In situ synchrotron X-ray diffraction study of deformation behaviour of a metastable β-type Ti-33Nb-4Sn alloy

Abstract

In this study, the deformation behaviour of metastable β-type Ti-33Nb-4Sn alloys in different thermo-mechanical treatment states is investigated by tensile tests and in situ synchrotron X-ray diffraction (SXRD). In the case of solution-treated alloy, stress-induced martensitic (SIM) transformation takes place over a wide strain range of 0.5–14%. During this SIM transformation, the parameter of bα′′ ([020]α′′) increases with macroscopic strain within strain range of 1.5–4.7%, giving rise to that the α′′ variants, with bα′′-axis ([020]α′′) parallel to tensile direction, are formed preferentially to accommodate the macroscopic strain during loading. Similar SIM transformation behaviour also occurs in cold-rolled alloy with the exception that the extent of SIM transformation and pre-existing α′′ variants reorientation is much slighter than that in solution-treated specimen. This slighter SIM transformation gives rise to nonlinear deformation, instead of “stress plateau”, in the cold-rolled alloy.
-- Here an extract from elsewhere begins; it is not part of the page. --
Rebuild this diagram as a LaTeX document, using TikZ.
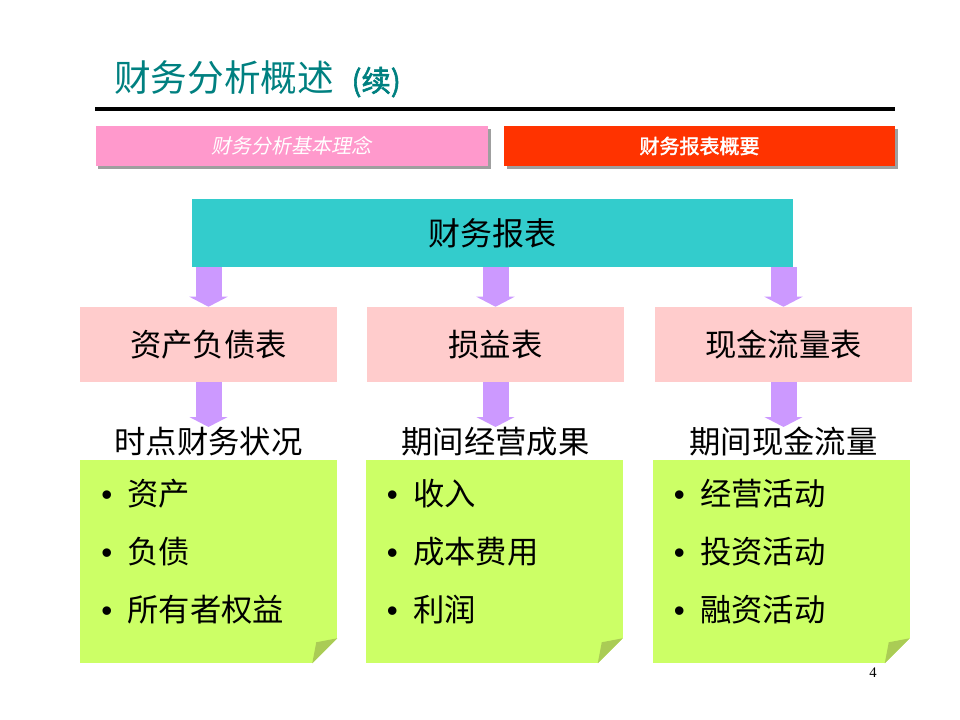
\documentclass[tikz,border=0pt]{standalone}
\usepackage{fontspec}
\setmainfont{Liberation Serif}
\newfontfamily\cjk{Noto Sans CJK SC}
\newfontfamily\cjkslant[FakeSlant=0.2]{Noto Sans CJK SC}
\newfontfamily\cjkbold[FakeBold=2]{Noto Sans CJK SC}
\newfontfamily\bulletfont{Liberation Sans}
\usetikzlibrary{positioning,arrows.meta}
\definecolor{titleteal}{RGB}{0,128,128}
\definecolor{tabpink}{RGB}{255,153,204}
\definecolor{tabred}{RGB}{255,51,0}
\definecolor{headteal}{RGB}{51,204,204}
\definecolor{boxpink}{RGB}{255,204,204}
\definecolor{notegreen}{RGB}{204,255,102}
\definecolor{foldgreen}{RGB}{170,204,85}
\definecolor{arrowpurple}{RGB}{204,153,255}
\newcommand\bigtxt{\fontsize{23.5}{28}\selectfont\cjk}
\newcommand\bul[1]{{\bulletfont •}\hspace{11.5pt}#1}

\begin{document}
\begin{tikzpicture}[x=0.75pt,y=-0.75pt,
  tab/.style={minimum width=294pt,minimum height=30pt,inner sep=0pt,text=white},
  statement/.style={fill=boxpink,minimum width=192.75pt,minimum height=56.25pt,inner sep=0pt},
  note/.style={fill=notegreen,minimum width=192.75pt,minimum height=152.25pt,inner sep=0pt},
  bigarrow/.style={draw=arrowpurple,line width=19.5pt,-{Triangle[width=28.5pt,length=7.5pt]}},
  item/.style={anchor=west,inner sep=0pt}]
  \useasboundingbox (0,0) rectangle (960,720);
  % title and rule
  \node[anchor=west,text=titleteal,inner sep=0pt] (title) at (114,79)
    {\fontsize{27.5}{32}\cjk 财务分析概述\hspace{13pt}{\fontsize{22}{26}\cjkbold (续)}};
  \draw[line width=3pt] (95,109.5) -- (895,109.5);
  % tabs
  \fill[gray!75] (98,129) rectangle (491,169);
  \node[tab,fill=tabpink] (basic) at (291.5,146) {\fontsize{15}{17}\cjkslant 财务分析基本理念};
  \fill[gray!75] (507,129) rectangle (898,169);
  \node[tab,fill=tabred,minimum width=293.25pt] (overview) at (699.5,146) {\fontsize{15}{17}\cjkbold 财务报表概要};
  % main statements
  \node[fill=headteal,minimum width=450.75pt,minimum height=51pt,inner sep=0pt] (reports) at (492.5,233) {\fontsize{24}{28}\cjk 财务报表};
  \node[statement] (balance) at (208.5,344.5) {\bigtxt 资产负债表};
  \node[statement] (income) at (495.5,344.5) {\bigtxt 损益表};
  \node[statement] (cash) at (783.5,344.5) {\bigtxt 现金流量表};
  \node (balsub) at (208.5,442) {\bigtxt 时点财务状况};
  \node (incsub) at (495.5,442) {\bigtxt 期间经营成果};
  \node (cashsub) at (783.5,442) {\bigtxt 期间现金流量};
  \coordinate (baltip) at (208.5,427);
  \coordinate (inctip) at (495.5,427);
  \coordinate (cashtip) at (783.5,427);
  % arrows
  \draw[bigarrow] (reports.south -| balance) -- (balance.north);
  \draw[bigarrow] (reports.south -| income) -- (income.north);
  \draw[bigarrow] (reports.south -| cash) -- (cash.north);
  \draw[bigarrow] (balance.south) -- (baltip);
  \draw[bigarrow] (income.south) -- (inctip);
  \draw[bigarrow] (cash.south) -- (cashtip);
  % notes with folded corner
  \foreach \n/\x in {balnote/208.5,incnote/494,cashnote/781}{
    \node[note] (\n) at (\x,561.5) {};
    \fill[white] (\n.south east) -- ++(-25,0) -- ++(25,-25) -- cycle;
    \fill[foldgreen] (\n.south east) ++(-25,0) -- ++(4,-21) -- ++(21,-4) -- cycle;
  }
  \node[item] (asset) at ([xshift=16]balnote.north west |- 0,494) {\bigtxt \bul{资产}};
  \node[item] (debt) at ([xshift=16]balnote.north west |- 0,552) {\bigtxt \bul{负债}};
  \node[item] (equity) at ([xshift=16]balnote.north west |- 0,610) {\bigtxt \bul{所有者权益}};
  \node[item] (revenue) at ([xshift=16]incnote.north west |- 0,494) {\bigtxt \bul{收入}};
  \node[item] (cost) at ([xshift=16]incnote.north west |- 0,552) {\bigtxt \bul{成本费用}};
  \node[item] (profit) at ([xshift=16]incnote.north west |- 0,610) {\bigtxt \bul{利润}};
  \node[item] (operating) at ([xshift=16]cashnote.north west |- 0,494) {\bigtxt \bul{经营活动}};
  \node[item] (investing) at ([xshift=16]cashnote.north west |- 0,552) {\bigtxt \bul{投资活动}};
  \node[item] (financing) at ([xshift=16]cashnote.north west |- 0,610) {\bigtxt \bul{融资活动}};
  % page number
  \node (page) at (873,673) {\fontsize{11}{13}\selectfont 4};
\end{tikzpicture}
\end{document}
Upon annealing, the β phase survives against SIM transformation due to the suppression effects of dislocations and grain boundaries, resulting in a huge elastic deformability. Based on the results of tensile tests and SXRD, the activation sequence of different deformation mechanisms and the regions of different deformation mechanisms of Ti-33Nb-4Sn alloys, in solution-treated, cold-rolled and annealed states, are clarified unambiguously.